Bogo Grafenauer (16 March 1916 – 12 May 1995) was a Slovenian historian, who mostly wrote about medieval history in the Slovene Lands. Together with Milko Kos, Fran Zwitter, and Vasilij Melik, he was one of the founders of the so-called Ljubljana school of historiography.

== Early life ==
He was born in Ljubljana in a well-established Carinthian Slovene family. His father, Ivan Grafenauer, was a famous literary historian and ethnologist and nephew of Franc Grafenauer, a representative in the Carinthian provincial assembly and representative of Carinthia in Vienna parliament. He was the brother of the mineralogist Stanko Grafenauer and the designer, architect and choreographer Marija Grafenauer-Vogelnik. He was father of the historian Darja Mihelič and also the uncle of the flautist Irena Grafenauer and artist Eka Vogelnik.

He studied history at the University of Ljubljana, graduating in 1940. In his college years, he joined the Christian left intellectual circle around Edvard Kocbek. After the Axis invasion of Yugoslavia in April 1941, he joined the Liberation Front of the Slovenian People. Between 1942 and 1943, the Italian Fascist occupation authorities interned him in the Gonars concentration camp. Nevertheless, he managed to complete his PhD dissertation in 1944 under the supervision of the medievalist Milko Kos.

== Career ==
Grafenauer started publishing already in the late 1930s. In his academic career, Grafenauer focused on social history in the Middle Ages. He continued the researches of Milko Kos on settlements patterns in the Slovene Lands in the Early Middle Ages, focusing on the Slavic settlement of the Eastern Alps and the medieval Slavic principality of Carantania. He wrote several treatises on the transition between tribal and feudal socio-economic forms in the Eastern Alps and the west Balkans. His main contribution was however the history of the German Peasants' Wars in the late 15th and 16th century in the Slovene Lands and in Croatia. He also wrote on the history of the Slovenes in Carinthia in the 19th and 20th centuries, and on agricultural modernization in the early 19th century. Since the 1950s and 1960s, he was among those who introduced the approaches of the French Annales school in the Yugoslav historiography.

Between 1945 and 1955, he wrote several expert surveys on border areas in Carinthia and the Julian March for the Yugoslav diplomacy.

From 1946 to 1982, he taught Slovene medieval history and theory of historiography at the University of Ljubljana. He was also the first editor-in-chief of Zgodovinski časopis, the leading Slovenian historical journal. In 1972, he became a member of the Slovenian Academy of Sciences and Arts. He was also a member of the Yugoslav Academy of Sciences and Arts and the Academy of Sciences and Arts of Bosnia and Herzegovina. Between 1978 and 1987, he served as president of the publishing house Slovenska matica; during his presidency, Grafenauer hired several prominent external collaborators, some of whom (like Ivo Urbančič, Tine Hribar and Drago Jančar) had been persecuted by the Communist regime, raising the quality and reputation of the institution.
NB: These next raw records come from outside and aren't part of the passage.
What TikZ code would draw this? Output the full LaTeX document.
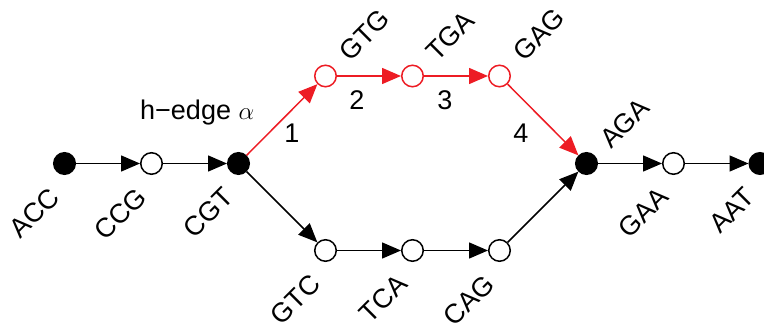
\documentclass[tikz,border=0pt]{standalone}
\usepackage{fontspec}
\setmainfont{Liberation Sans}
\usetikzlibrary{arrows.meta}
\definecolor{hred}{RGB}{237,28,36}
\tikzset{
  x=1pt,y=1pt,
  vfull/.style={circle,draw=black,fill=black,line width=1.5pt,minimum size=21.5pt,inner sep=0pt},
  vopen/.style={circle,draw=black,fill=white,line width=1.5pt,minimum size=21.5pt,inner sep=0pt},
  vred/.style={circle,draw=hred,fill=white,line width=1.5pt,minimum size=21.5pt,inner sep=0pt},
  edg/.style={line width=1.5pt,-{Triangle[length=19pt,width=16pt]}},
  redg/.style={edg,draw=hred,fill=hred},
  txt/.style={font=\fontsize{27}{30}\selectfont,inner sep=0pt},
  toplab/.style={txt,rotate=45,anchor=west},
  botlab/.style={txt,rotate=45,anchor=east}
}
\begin{document}
\begin{tikzpicture}
\useasboundingbox (0,0) rectangle (764,324);
% nodes
\node[vfull] (ACC) at (64.5,160.5) {};
\node[vopen] (CCG) at (151.5,160.5) {};
\node[vfull] (CGT) at (238.5,160.5) {};
\node[vred] (GTG) at (325.5,248) {};
\node[vred] (TGA) at (412.5,248) {};
\node[vred] (GAG) at (499.5,248) {};
\node[vfull] (AGA) at (586.5,160.5) {};
\node[vopen] (GAA) at (673.5,160.5) {};
\node[vfull] (AAT) at (760,160.5) {};
\node[vopen] (GTC) at (325.5,73.5) {};
\node[vopen] (TCA) at (412.5,73.5) {};
\node[vopen] (CAG) at (499.5,73.5) {};
% edges
\draw[edg] (ACC) -- (CCG);
\draw[edg] (CCG) -- (CGT);
\draw[redg] (CGT) -- (GTG);
\draw[redg] (GTG) -- (TGA);
\draw[redg] (TGA) -- (GAG);
\draw[redg] (GAG) -- (AGA);
\draw[edg] (CGT) -- (GTC);
\draw[edg] (GTC) -- (TCA);
\draw[edg] (TCA) -- (CAG);
\draw[edg] (CAG) -- (AGA);
\draw[edg] (AGA) -- (GAA);
\draw[edg] (GAA) -- (AAT);
% labels
\node[botlab] (lACC) at ([shift={(-10,-29)}]ACC.center) {ACC};
\node[botlab] (lCCG) at ([shift={(-10,-29)}]CCG.center) {CCG};
\node[botlab] (lCGT) at ([shift={(-10,-29)}]CGT.center) {CGT};
\node[botlab] (lGTC) at ([shift={(-10,-29)}]GTC.center) {GTC};
\node[botlab] (lTCA) at ([shift={(-10,-29)}]TCA.center) {TCA};
\node[botlab] (lCAG) at ([shift={(-10,-29)}]CAG.center) {CAG};
\node[botlab] (lGAA) at ([shift={(-10,-29)}]GAA.center) {GAA};
\node[botlab] (lAAT) at ([shift={(-10,-29)}]AAT.center) {AAT};
\node[toplab] (lGTG) at ([shift={(18,20)}]GTG.center) {GTG};
\node[toplab] (lTGA) at ([shift={(18,20)}]TGA.center) {TGA};
\node[toplab] (lGAG) at ([shift={(18,20)}]GAG.center) {GAG};
\node[toplab] (lAGA) at ([shift={(18,20)}]AGA.center) {AGA};
\node[txt,anchor=base west] (hedge) at (140,204) {h−edge {\fontsize{35}{35}\selectfont$\alpha$}};
\node[txt] (n1) at (292,191) {1};
\node[txt] (n2) at (357,224) {2};
\node[txt] (n3) at (445,224) {3};
\node[txt] (n4) at (521,191) {4};
\end{tikzpicture}
\end{document}
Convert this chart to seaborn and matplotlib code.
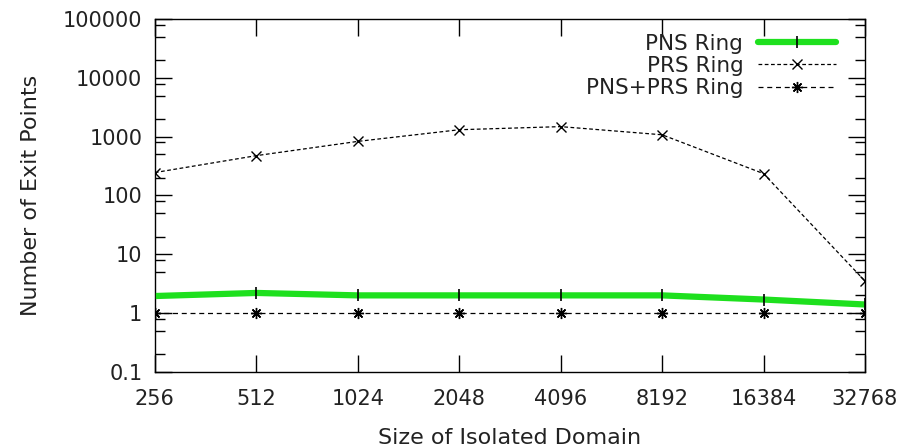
import matplotlib
matplotlib.use("Agg")
import matplotlib.pyplot as plt
import matplotlib.ticker as mticker
import pandas as pd
import seaborn as sns

# domain sizes (x) and exit point counts per ring type
sizes = [256, 512, 1024, 2048, 4096, 8192, 16384, 32768]
pns_ring = [1.95, 2.2, 2.0, 2.0, 2.0, 2.0, 1.7, 1.4]
prs_ring = [245, 475, 830, 1310, 1480, 1075, 235, 3.5]
pns_prs_ring = [1, 1, 1, 1, 1, 1, 1, 1]
y_ticks = [0.1, 1, 10, 100, 1000, 10000, 100000]

df = pd.DataFrame({
    "size": sizes,
    "PNS Ring": pns_ring,
    "PRS Ring": prs_ring,
    "PNS+PRS Ring": pns_prs_ring,
})

sns.set_style("ticks")
plt.rcParams["font.family"] = ["DejaVu Sans"]
plt.rcParams["font.size"] = 15

fig = plt.figure(figsize=(9.11, 4.47), dpi=100)
ax = fig.add_axes([0.170, 0.168, 0.7795, 0.7895])

sns.lineplot(data=df, x="size", y="PNS Ring", ax=ax, color="#1ee01e",
             linewidth=4.5, solid_capstyle="round", marker="|",
             markersize=8, markeredgecolor="black", markeredgewidth=1.2,
             label="PNS Ring", zorder=3)
sns.lineplot(data=df, x="size", y="PRS Ring", ax=ax, color="black",
             linewidth=0.9, linestyle=(0, (3, 2)), marker="x",
             markersize=7, markeredgecolor="black", markeredgewidth=1.0,
             label="PRS Ring", zorder=2)
sns.lineplot(data=df, x="size", y="PNS+PRS Ring", ax=ax, color="black",
             linewidth=0.9, linestyle=(0, (4, 3)), marker=(8, 2, 0),
             markersize=8, markeredgecolor="black", markeredgewidth=1.0,
             label="PNS+PRS Ring", zorder=2)

ax.set_xscale("log", base=2)
ax.set_yscale("log")
ax.set_xlim(256, 32768)
ax.set_ylim(0.1, 100000)

ax.xaxis.set_major_locator(mticker.FixedLocator(sizes))
ax.xaxis.set_major_formatter(mticker.FixedFormatter([str(s) for s in sizes]))
ax.xaxis.set_minor_locator(mticker.NullLocator())
ax.yaxis.set_major_locator(mticker.FixedLocator(y_ticks))
ax.yaxis.set_major_formatter(mticker.FuncFormatter(lambda v, p: "%g" % v))
ax.yaxis.set_minor_locator(mticker.LogLocator(base=10, subs=[2, 5, 8]))
ax.yaxis.set_minor_formatter(mticker.NullFormatter())

ax.tick_params(which="both", direction="in", top=True, right=True,
               color="black", width=1.0)
ax.tick_params(which="major", length=12, pad=9, labelsize=15,
               labelcolor="#222222")
ax.tick_params(axis="x", which="major", pad=12)
ax.tick_params(which="minor", length=7)
for sp in ax.spines.values():
    sp.set_color("black")
    sp.set_linewidth(1.0)

ax.set_xlabel("Size of Isolated Domain", fontsize=16, color="#222222",
              labelpad=14)
ax.set_ylabel("Number of Exit Points", fontsize=16, color="#222222",
              labelpad=16)

# markerfirst=False right-aligns rows, so texts end next to the samples
leg = ax.legend(loc="upper right", bbox_to_anchor=(0.959, 0.958),
                frameon=False, markerfirst=False, borderpad=0,
                borderaxespad=0, handlelength=3.6, handletextpad=0.7,
                labelspacing=0.1, fontsize=15.5)
for t in leg.get_texts():
    t.set_color("#222222")

fig.savefig("out.png", dpi=100)
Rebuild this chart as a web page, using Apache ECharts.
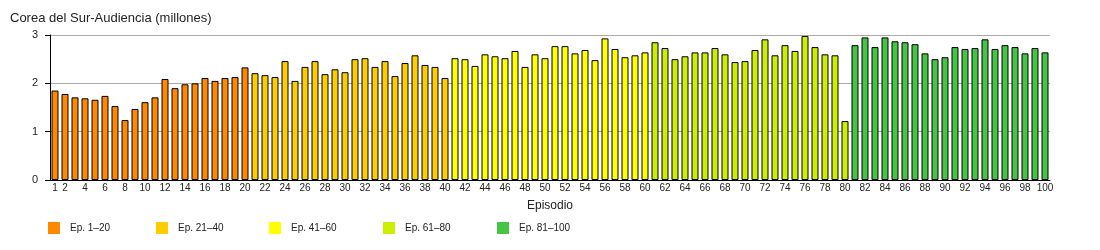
<!DOCTYPE html>
<html><head><meta charset="utf-8">
<script src="https://cdn.jsdelivr.net/npm/echarts@6/dist/echarts.min.js"></script>
<style>html,body{margin:0;padding:0;background:#fff}#c{width:1100px;height:250px}</style>
</head><body><div id="c"></div>
<script>
const titleText = 'Corea del Sur-Audiencia (millones)';
const xAxisName = 'Episodio';
const groupNames = ['Ep. 1–20', 'Ep. 21–40', 'Ep. 41–60', 'Ep. 61–80', 'Ep. 81–100'];
const groupColors = ['#FF8800', '#FFCC00', '#FFFF00', '#CCEE00', '#44C644'];
const episodes = Array.from({length: 100}, (_, i) => String(i + 1));
const ep1to20 = [1.85,1.78,1.71,1.69,1.66,1.74,1.53,1.24,1.47,1.61,1.71,2.09,1.90,1.98,2.00,2.11,2.05,2.11,2.13,2.33];
const ep21to40 = [2.21,2.17,2.13,2.46,2.05,2.34,2.46,2.19,2.29,2.23,2.50,2.52,2.34,2.46,2.15,2.42,2.58,2.38,2.34,2.11];
const ep41to60 = [2.52,2.50,2.36,2.60,2.56,2.52,2.67,2.34,2.60,2.52,2.77,2.77,2.62,2.69,2.48,2.93,2.71,2.54,2.58,2.64];
const ep61to80 = [2.85,2.73,2.50,2.56,2.64,2.64,2.73,2.60,2.44,2.46,2.69,2.91,2.58,2.79,2.67,2.98,2.75,2.60,2.58,1.22];
const ep81to100 = [2.79,2.95,2.75,2.95,2.87,2.85,2.81,2.62,2.50,2.54,2.75,2.71,2.73,2.91,2.71,2.79,2.75,2.62,2.73,2.64];
const groups = [ep1to20, ep21to40, ep41to60, ep61to80, ep81to100];
const yTicks = [0, 1, 2, 3];
const legendLefts = [48, 156, 269, 383, 497];

const series = groups.map((vals, g) => {
  const data = episodes.map(() => '-');
  vals.forEach((v, i) => { data[g * 20 + i] = v; });
  return {
    name: groupNames[g], type: 'bar', stack: 'all', data,
    barWidth: 7,
    itemStyle: {color: groupColors[g], borderColor: '#000', borderWidth: 1},
    emphasis: {disabled: true}
  };
});

const legends = groupNames.map((n, g) => ({
  left: legendLefts[g], top: 222, padding: 0, itemWidth: 12, itemHeight: 12, itemGap: 0, icon: 'rect',
  data: [n],
  itemStyle: {borderWidth: 0},
  textStyle: {fontFamily: 'Liberation Sans, Arial, sans-serif', fontSize: 10, color: '#222', padding: [0, 0, 0, 5]}
}));

const chart = echarts.init(document.getElementById('c'), null, {renderer: 'canvas'});
chart.setOption({
  animation: false,
  title: {text: titleText, left: 5, top: 7, textStyle: {fontFamily: 'Liberation Sans, Arial, sans-serif', fontSize: 13, fontWeight: 'normal', color: '#222'}},
  grid: {left: 50, right: 50, top: 35, bottom: 70, containLabel: false},
  legend: legends,
  xAxis: {
    type: 'category', data: episodes, name: xAxisName, nameLocation: 'middle', nameGap: 20,
    nameTextStyle: {fontFamily: 'Liberation Sans, Arial, sans-serif', fontSize: 12, color: '#222'},
    axisLine: {lineStyle: {color: '#000', width: 1}},
    axisTick: {show: false},
    axisLabel: {
      interval: (idx) => idx === 0 || idx % 2 === 1,
      margin: 3, fontFamily: 'Liberation Sans, Arial, sans-serif', fontSize: 10, color: '#222'
    }
  },
  yAxis: {
    type: 'value', min: yTicks[0], max: yTicks[yTicks.length - 1], interval: 1,
    axisLine: {show: true, lineStyle: {color: '#000'}},
    axisTick: {show: true, length: 5, lineStyle: {color: '#000'}},
    axisLabel: {margin: 12, fontFamily: 'Liberation Sans, Arial, sans-serif', fontSize: 11, color: '#222'},
    splitLine: {lineStyle: {color: '#aaa'}}
  },
  series
});
</script></body></html>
In the last decade of his life, Grafenauer rose to prominence again with his resolute fight against autochthonist re-interpretations of Slovenian history, especially against the populist Venetic theory, which denied the Slavic settlement in the East Alps.

Bogo Grafenauer died in Ljubljana and was buried in the Žale cemetery. His daughter, Darja Mihelič, is also a historian.